There are probably excellent reasons for this. Despite William’s continued brilliance, he has never completely caught fire commercially. Brilliant early-nineties novels like Aristoi might have anticipated the post-human SF craze that gave rise to Charles Stross’ Accelerando by a good thirteen years, but they haven’t made Williams a best-selling SF writer. The post-Aristoi phase of William’s career was marked by attempts to broaden his scope as a writer, but those efforts didn’t pan out as planned: His ambitious fantasy trilogy begun with Metropolitan remains unfinished (a victim of publishing industry reorganization, we’re told), and the fat disaster novel The Rift (by “Walter J. Williams”) wasn’t followed by any further attempt at the mainstream thriller market.
What we got next was Dread Empire’s Fall, a trilogy going after the same military-SF audience that have made David Weber a bestselling author. Clever career move? Maybe. As a reader, I’m only qualified to say that the trilogy felt less interesting than Williams’ previous novels, and the thing that fascinated me the most about it was how it wobbled more than what it did well.
I haven’t reviewed the first two volumes of the series in part because they seemed a bit light: The plot-to-page ratio felt closer to Fat Fantasy than to most contemporary SF. As Williams set up his universe, his characters and his plot, the trilogy seemed stuck in one set piece after another.
(For reference, a nutshell summary of the trilogy: The last of the galaxy-controlling aliens dies, plunging the “Dread Empire” in a civil war that’s roughly humans-against-nasty-aliens.
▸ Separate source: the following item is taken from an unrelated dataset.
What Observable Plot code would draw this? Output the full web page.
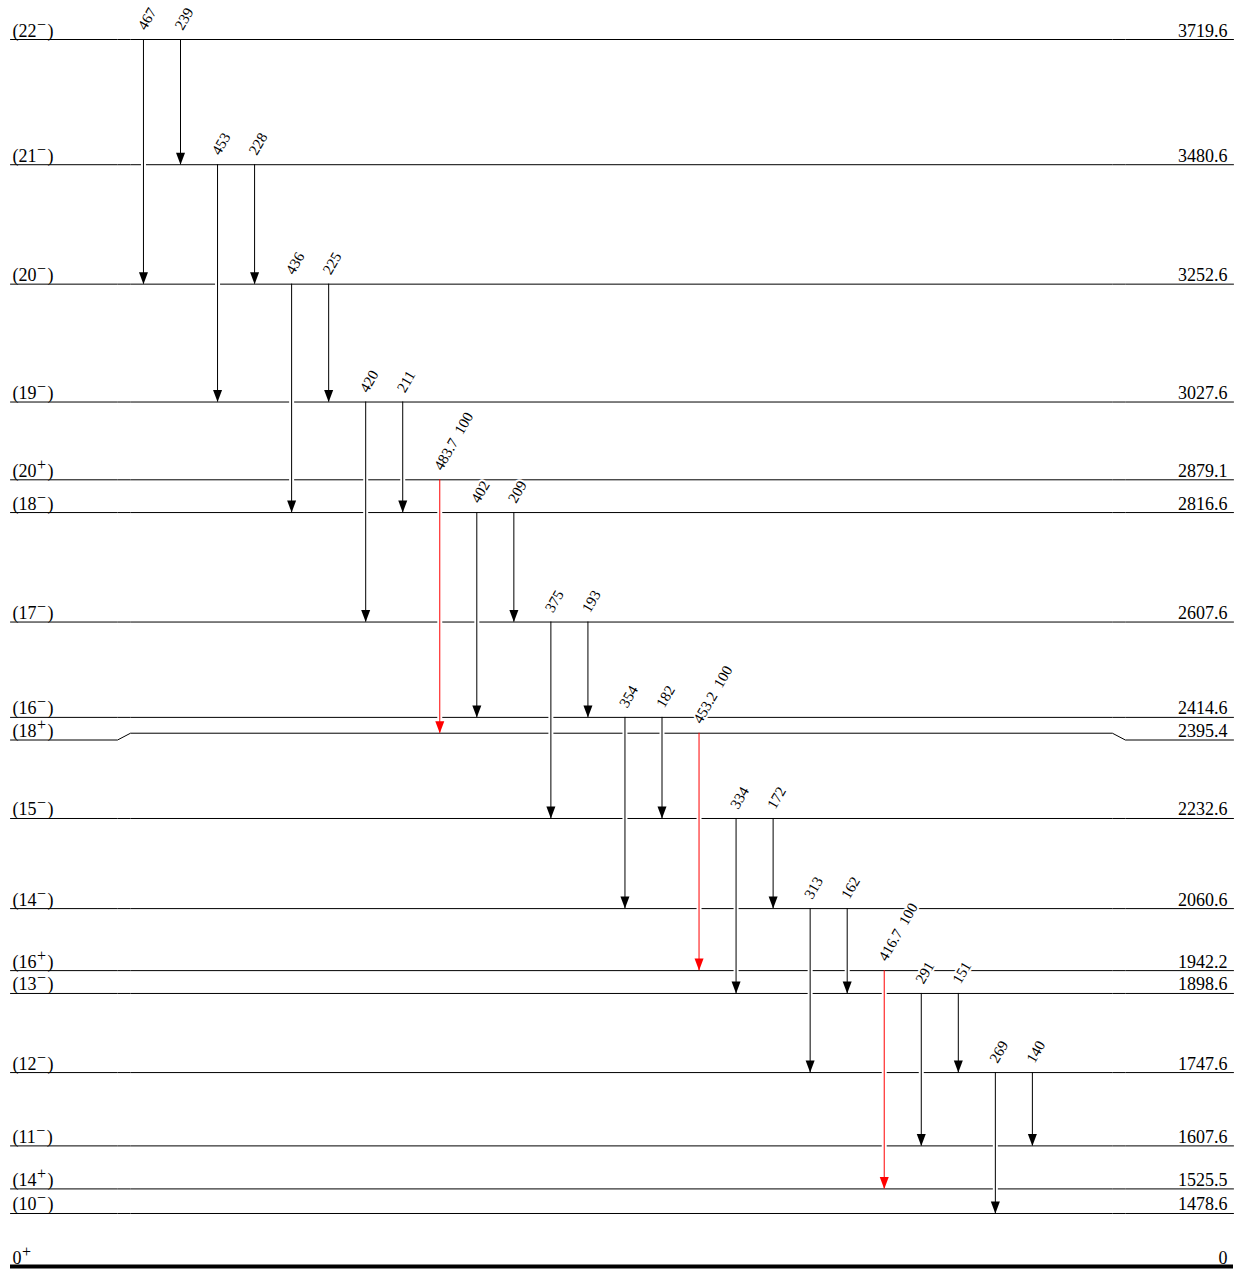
<!DOCTYPE html>
<html>
<head>
<meta charset="utf-8">
<script src="https://cdn.jsdelivr.net/npm/d3@7"></script>
<script src="https://cdn.jsdelivr.net/npm/@observablehq/plot@0.6"></script>
<style>
  html, body { margin: 0; padding: 0; background: #fff; }
  #chart { width: 1244px; height: 1269px; }
</style>
</head>
<body>
<div id="chart"></div>
<script>
// ---------------- data ----------------
const levelSpin   = ["0+", "(10−)", "(14+)", "(11−)", "(12−)", "(13−)", "(16+)", "(14−)", "(15−)",
                     "(18+)", "(16−)", "(17−)", "(18−)", "(20+)", "(19−)", "(20−)", "(21−)", "(22−)"];
const levelEnergy = [0, 1478.6, 1525.5, 1607.6, 1747.6, 1898.6, 1942.2, 2060.6, 2232.6,
                     2395.4, 2414.6, 2607.6, 2816.6, 2879.1, 3027.6, 3252.6, 3480.6, 3719.6];
// drawing offsets (keV): broken energy axis below the (10−) level, and shifts keeping close levels apart
const levelLineShift = [1377.4, 0, 0, 0, 0, 0, 0, 0, 0, 0, 11, 0, 0, 0, 0, 0, 0, 0];
const levelEndShift  = [1377.4, 0, 0, 0, 0, 0, 0, 0, 0, -13, 11, 0, 0, 0, 0, 0, 0, 0];

const gammaEnergy    = [467, 239, 453, 228, 436, 225, 420, 211, 483.7, 402, 209, 375, 193,
                        354, 182, 453.2, 334, 172, 313, 162, 416.7, 291, 151, 269, 140];
const gammaFrom      = [3719.6, 3719.6, 3480.6, 3480.6, 3252.6, 3252.6, 3027.6, 3027.6, 2879.1,
                        2816.6, 2816.6, 2607.6, 2607.6, 2414.6, 2414.6, 2395.4, 2232.6, 2232.6,
                        2060.6, 2060.6, 1942.2, 1898.6, 1898.6, 1747.6, 1747.6];
const gammaTo        = [3252.6, 3480.6, 3027.6, 3252.6, 2816.6, 3027.6, 2607.6, 2816.6, 2395.4,
                        2414.6, 2607.6, 2232.6, 2414.6, 2060.6, 2232.6, 1942.2, 1898.6, 2060.6,
                        1747.6, 1898.6, 1525.5, 1607.6, 1747.6, 1478.6, 1607.6];
const gammaIntensity = [null, null, null, null, null, null, null, null, 100,
                        null, null, null, null, null, null, 100, null, null,
                        null, null, 100, null, null, null, null];
const gammaColor     = ["black", "black", "black", "black", "black", "black", "black", "black", "red",
                        "black", "black", "black", "black", "black", "black", "red", "black", "black",
                        "black", "black", "red", "black", "black", "black", "black"];

// ---------------- tables ----------------
const levels = levelEnergy.map((E, i) => ({
  spin: levelSpin[i], E,
  pos: E + levelLineShift[i],
  end: E + levelEndShift[i]
}));
const posOf = new Map(levels.map(l => [l.E, l.pos]));
const gammas = gammaEnergy.map((g, i) => ({
  col: i,
  label: gammaIntensity[i] != null ? `${g}\u2002${gammaIntensity[i]}` : `${g}`,
  from: posOf.get(gammaFrom[i]),
  to: posOf.get(gammaTo[i]),
  color: gammaColor[i]
}));

// x scale in "column" units; frame edges extend beyond the transition columns
const xMin = -3.59, xMax = 29.43;
const kink = [-0.70, -0.35, 26.16, 26.51];
const levelPath = levels.filter(l => l.E > 0).flatMap(l => [
  [xMin, l.end], [kink[0], l.end], [kink[1], l.pos], [kink[2], l.pos], [kink[3], l.end], [xMax, l.end]
].map(([x, y]) => ({id: l.spin, x, y})));

const arrowHead = {
  draw(ctx) { ctx.moveTo(0, 0); ctx.lineTo(-4.5, -12); ctx.lineTo(4.5, -12); ctx.closePath(); }
};

const font = "'Liberation Serif', 'Times New Roman', Times, serif";

const chart = Plot.plot({
  width: 1244,
  height: 1269,
  marginLeft: 10,
  marginRight: 11,
  marginTop: 39,
  marginBottom: 3,
  x: {domain: [xMin, xMax], axis: null},
  y: {domain: d3.extent(levels, l => l.pos), axis: null},
  style: {fontFamily: font, background: "white", overflow: "visible"},
  marks: [
    Plot.line(levelPath, {x: "x", y: "y", z: "id", stroke: "black", strokeWidth: 1}),
    Plot.ruleY(levels.filter(l => l.E === 0), {y: "pos", stroke: "black", strokeWidth: 4}),
    // white halo so that shafts cut through crossed levels
    Plot.ruleX(gammas, {x: "col", y1: "from", y2: "to", stroke: "white", strokeWidth: 5, insetTop: 3, insetBottom: 3}),
    Plot.ruleX(gammas, {x: "col", y1: "from", y2: "to", stroke: "color", strokeWidth: 1}),
    Plot.dot(gammas, {x: "col", y: "to", symbol: arrowHead, fill: "color", stroke: null, r: 5}),
    Plot.text(gammas, {
      x: "col", y: "from", text: "label", rotate: -60, textAnchor: "start", lineAnchor: "middle",
      dx: -2, dy: -11, fontSize: 15, fill: "black", stroke: "white", strokeWidth: 4, paintOrder: "stroke"
    }),
    Plot.text(levels, {
      y: "end", text: "spin", frameAnchor: "left", textAnchor: "start", lineAnchor: "bottom",
      dx: 2, dy: -3, fontSize: 18, fill: "black"
    }),
    Plot.text(levels, {
      y: "end", text: d => d.E === 0 ? "0" : d.E.toFixed(1), frameAnchor: "right", textAnchor: "end",
      lineAnchor: "bottom", dx: -6, dy: -3, fontSize: 18, fill: "black"
    })
  ]
});

// superscript parity signs in spin labels
chart.querySelectorAll("text").forEach(t => {
  const m = /^(\(?\d+)([+−])(\)?)$/.exec(t.textContent);
  if (!m) return;
  t.textContent = m[1];
  const sup = document.createElementNS("http://www.w3.org/2000/svg", "tspan");
  sup.setAttribute("dy", "-7");
  sup.setAttribute("dx", "0.5");
  sup.setAttribute("font-size", "16");
  sup.textContent = m[2];
  t.appendChild(sup);
  if (m[3]) {
    const close = document.createElementNS("http://www.w3.org/2000/svg", "tspan");
    close.setAttribute("dy", "7");
    close.setAttribute("dx", "1.5");
    close.textContent = m[3];
    t.appendChild(close);
  }
});

document.getElementById("chart").appendChild(chart);
</script>
</body>
</html>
Against that backdrop, competent but badly-connected captain Gareth Martinez falls in love with the ruthless pilot Caroline Sula. Numerous complications due to the highly rigid nature of their society make their love difficult and their military career dangerous.)
The good news is that Conventions of War delivers a satisfying (albeit not happy) conclusion to the entire trilogy, and that it ties up the subplots that took so long to set up in the first two thirds of the trilogy. Williams writes entertainingly no matter what he does, and so Conventions of War is a pleasant diversion from beginning to end. His characters alone are worth the ride: Martinez is sympathetic yet beholden to an awful system, whereas Sula is a force of nature that’s as deadly as she’s worth cheering for.
But the series feels like a badly-controlled experiment, and the third volume is worse than the others in reinforcing that feeling. At roughly 50% longer that the first two volumes, Conventions of War physically gives the impression of a story that has sprawled out of control. The move away from space battles into ground-side resistance and shipboard murder mystery also smacks of a runaway plot: in order to give interesting alternating chapters as he flips between his two protagonists, Williams finds himself spreading the story thin. And, throughout, the same thoughts bubble up: Is there a point to making this story 1,500 pages? Couldn’t this have been done in a single volume?
Because even with the triumphant space battles at the end, even despite the amusing details about a society engineered to be rigidly hierarchical, Dread Empire’s Fall feels like a minor work, a writer playing games on his readership. The society described here feels too stunted to survive long (it does change during the trilogy, though not enough to preclude further volumes) and the overall feel is closer to a comfort fantasy trilogy than an authentic work of extrapolative science-fiction. But, then again, this is meant to be a military space-opera, and as such, Dread Empire’s Fall is more interesting than most examples in the genre. Williams certainly earns point for delivering an uncomfortable conclusion that remains true to the emotional arc of the characters.
Not having access to Bookscan numbers, I can’t say whether this side-trip in Fat Space Opera has been fruitful for Williams. It’s certainly not a complete artistic success despite good moments here and there. But that only makes my anticipation for his next book even bigger: What will he try next?